#### Record set ####

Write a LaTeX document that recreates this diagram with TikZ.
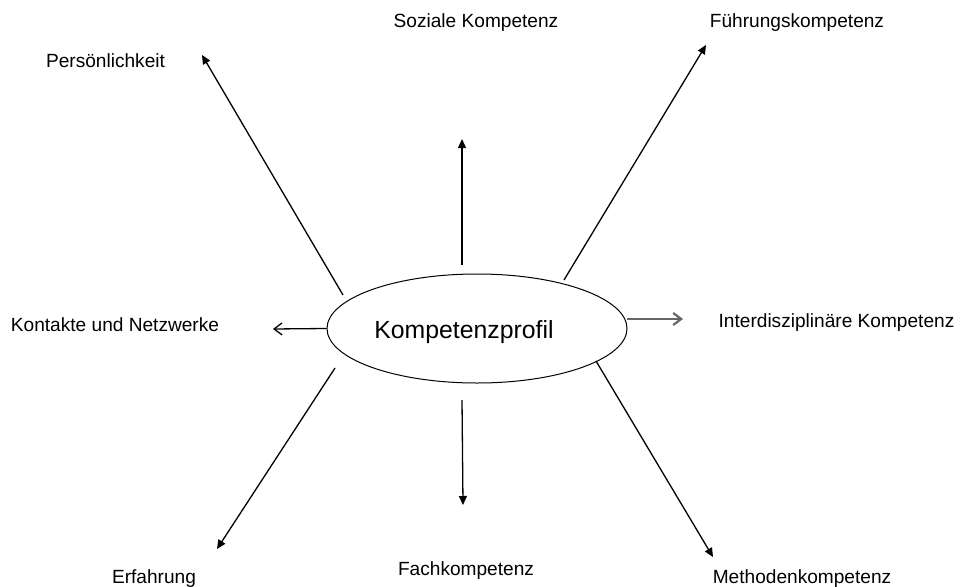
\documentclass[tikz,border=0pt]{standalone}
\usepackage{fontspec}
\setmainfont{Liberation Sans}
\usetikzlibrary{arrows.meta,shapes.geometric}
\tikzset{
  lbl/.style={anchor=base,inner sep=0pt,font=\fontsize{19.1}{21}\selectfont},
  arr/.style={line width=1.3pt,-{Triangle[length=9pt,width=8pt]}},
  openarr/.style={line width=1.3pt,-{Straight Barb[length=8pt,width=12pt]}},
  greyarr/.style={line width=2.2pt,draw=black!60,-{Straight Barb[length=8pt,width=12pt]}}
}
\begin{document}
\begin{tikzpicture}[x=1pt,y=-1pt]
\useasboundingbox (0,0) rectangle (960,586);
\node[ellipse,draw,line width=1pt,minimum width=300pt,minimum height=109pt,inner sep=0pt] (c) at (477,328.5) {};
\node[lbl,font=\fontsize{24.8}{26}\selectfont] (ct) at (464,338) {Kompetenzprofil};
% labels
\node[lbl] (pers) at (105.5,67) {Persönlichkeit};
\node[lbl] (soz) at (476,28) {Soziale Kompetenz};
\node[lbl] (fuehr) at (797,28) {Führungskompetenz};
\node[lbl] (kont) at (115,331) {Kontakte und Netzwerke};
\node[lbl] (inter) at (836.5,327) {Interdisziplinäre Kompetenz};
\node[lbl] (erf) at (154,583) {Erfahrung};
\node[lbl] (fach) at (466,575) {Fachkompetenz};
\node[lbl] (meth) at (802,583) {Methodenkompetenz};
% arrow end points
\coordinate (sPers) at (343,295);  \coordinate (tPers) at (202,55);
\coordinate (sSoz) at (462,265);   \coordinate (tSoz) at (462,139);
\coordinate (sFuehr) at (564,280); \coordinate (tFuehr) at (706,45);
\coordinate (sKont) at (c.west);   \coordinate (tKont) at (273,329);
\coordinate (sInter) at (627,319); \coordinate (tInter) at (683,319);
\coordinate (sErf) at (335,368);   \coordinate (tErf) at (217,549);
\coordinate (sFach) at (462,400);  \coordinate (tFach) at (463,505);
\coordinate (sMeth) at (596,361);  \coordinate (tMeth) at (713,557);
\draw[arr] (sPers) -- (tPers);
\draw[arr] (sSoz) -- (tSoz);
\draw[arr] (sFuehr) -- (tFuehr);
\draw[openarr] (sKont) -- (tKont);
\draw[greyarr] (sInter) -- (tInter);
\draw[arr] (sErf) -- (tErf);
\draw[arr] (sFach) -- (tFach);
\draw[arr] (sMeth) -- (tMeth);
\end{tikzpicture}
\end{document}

####
#### Record set ####

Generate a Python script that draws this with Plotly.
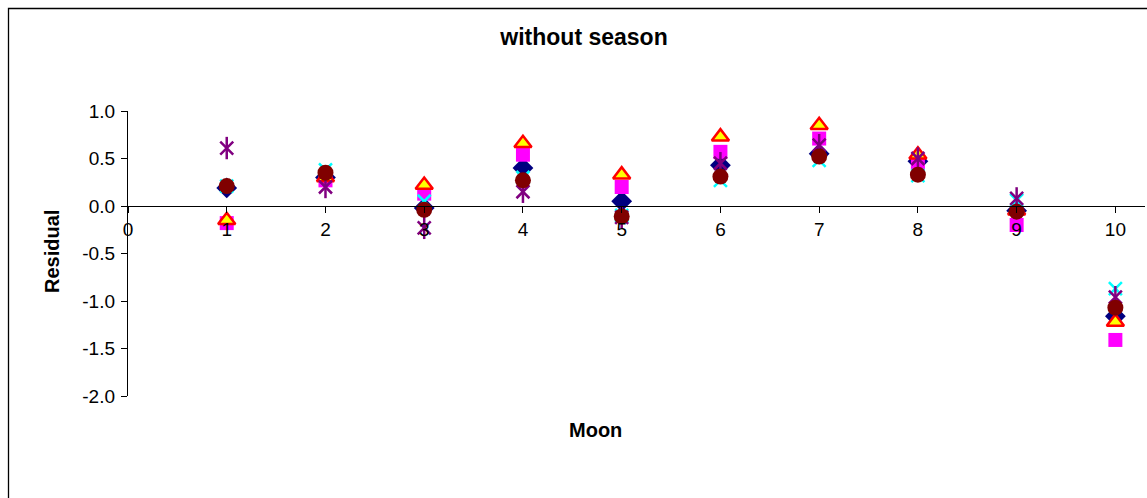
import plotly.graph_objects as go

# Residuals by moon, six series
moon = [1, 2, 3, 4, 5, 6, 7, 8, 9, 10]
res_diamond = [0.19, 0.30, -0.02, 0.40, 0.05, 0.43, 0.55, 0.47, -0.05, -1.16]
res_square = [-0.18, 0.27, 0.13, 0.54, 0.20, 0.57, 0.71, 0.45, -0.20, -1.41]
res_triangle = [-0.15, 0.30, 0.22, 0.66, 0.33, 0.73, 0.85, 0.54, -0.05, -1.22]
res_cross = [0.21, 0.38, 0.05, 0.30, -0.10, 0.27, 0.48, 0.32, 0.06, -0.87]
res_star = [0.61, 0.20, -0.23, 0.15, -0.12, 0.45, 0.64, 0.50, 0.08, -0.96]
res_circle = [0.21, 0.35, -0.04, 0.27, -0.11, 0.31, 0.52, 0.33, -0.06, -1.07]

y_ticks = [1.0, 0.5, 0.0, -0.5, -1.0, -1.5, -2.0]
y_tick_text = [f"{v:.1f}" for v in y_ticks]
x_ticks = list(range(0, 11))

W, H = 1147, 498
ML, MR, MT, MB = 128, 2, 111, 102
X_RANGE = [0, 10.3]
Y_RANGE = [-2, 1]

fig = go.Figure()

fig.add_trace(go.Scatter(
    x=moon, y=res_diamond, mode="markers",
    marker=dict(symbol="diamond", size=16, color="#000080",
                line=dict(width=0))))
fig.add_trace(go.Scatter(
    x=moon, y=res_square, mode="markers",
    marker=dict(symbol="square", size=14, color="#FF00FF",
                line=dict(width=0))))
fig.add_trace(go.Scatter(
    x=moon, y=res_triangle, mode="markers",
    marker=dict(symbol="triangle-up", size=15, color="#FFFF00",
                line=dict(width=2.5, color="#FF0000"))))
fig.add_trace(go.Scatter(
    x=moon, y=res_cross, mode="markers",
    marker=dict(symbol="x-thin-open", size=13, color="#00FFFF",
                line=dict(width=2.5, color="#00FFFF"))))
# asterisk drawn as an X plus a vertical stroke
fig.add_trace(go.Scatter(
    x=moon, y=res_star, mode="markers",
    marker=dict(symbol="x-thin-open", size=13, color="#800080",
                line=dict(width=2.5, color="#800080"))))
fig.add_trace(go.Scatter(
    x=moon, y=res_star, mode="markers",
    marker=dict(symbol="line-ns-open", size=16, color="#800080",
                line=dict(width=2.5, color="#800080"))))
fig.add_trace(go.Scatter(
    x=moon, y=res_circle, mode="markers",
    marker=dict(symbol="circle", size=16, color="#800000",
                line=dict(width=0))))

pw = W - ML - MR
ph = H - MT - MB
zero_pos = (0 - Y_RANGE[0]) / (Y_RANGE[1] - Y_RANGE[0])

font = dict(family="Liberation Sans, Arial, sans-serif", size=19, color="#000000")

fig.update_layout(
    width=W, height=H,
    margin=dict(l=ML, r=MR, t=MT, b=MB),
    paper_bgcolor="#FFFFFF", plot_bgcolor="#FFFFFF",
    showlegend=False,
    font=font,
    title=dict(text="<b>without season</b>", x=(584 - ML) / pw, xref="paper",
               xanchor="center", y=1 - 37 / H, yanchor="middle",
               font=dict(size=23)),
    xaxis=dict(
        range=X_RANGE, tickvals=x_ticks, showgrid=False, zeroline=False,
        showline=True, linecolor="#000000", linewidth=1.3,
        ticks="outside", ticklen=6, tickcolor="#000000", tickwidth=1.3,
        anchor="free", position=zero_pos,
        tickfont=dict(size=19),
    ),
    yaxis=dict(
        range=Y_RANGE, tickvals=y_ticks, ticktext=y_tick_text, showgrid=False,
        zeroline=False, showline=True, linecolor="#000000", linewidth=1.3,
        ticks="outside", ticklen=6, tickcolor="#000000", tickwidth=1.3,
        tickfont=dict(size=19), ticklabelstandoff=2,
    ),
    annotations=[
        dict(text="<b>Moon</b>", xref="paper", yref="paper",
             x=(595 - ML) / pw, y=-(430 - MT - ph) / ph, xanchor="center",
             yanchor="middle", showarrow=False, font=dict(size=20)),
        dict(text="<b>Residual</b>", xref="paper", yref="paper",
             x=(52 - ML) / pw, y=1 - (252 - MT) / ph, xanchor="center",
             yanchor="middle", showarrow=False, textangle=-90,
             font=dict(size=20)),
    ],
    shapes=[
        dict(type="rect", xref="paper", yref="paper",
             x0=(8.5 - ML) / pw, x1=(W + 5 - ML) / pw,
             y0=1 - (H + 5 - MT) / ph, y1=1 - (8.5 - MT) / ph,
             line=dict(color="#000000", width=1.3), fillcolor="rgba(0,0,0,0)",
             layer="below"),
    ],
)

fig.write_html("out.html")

####

#### [What the task requires]
From the entries above, copy every line that holds the word "this".

#### [The answer]
Write a LaTeX document that recreates this diagram with TikZ.
Generate a Python script that draws this with Plotly.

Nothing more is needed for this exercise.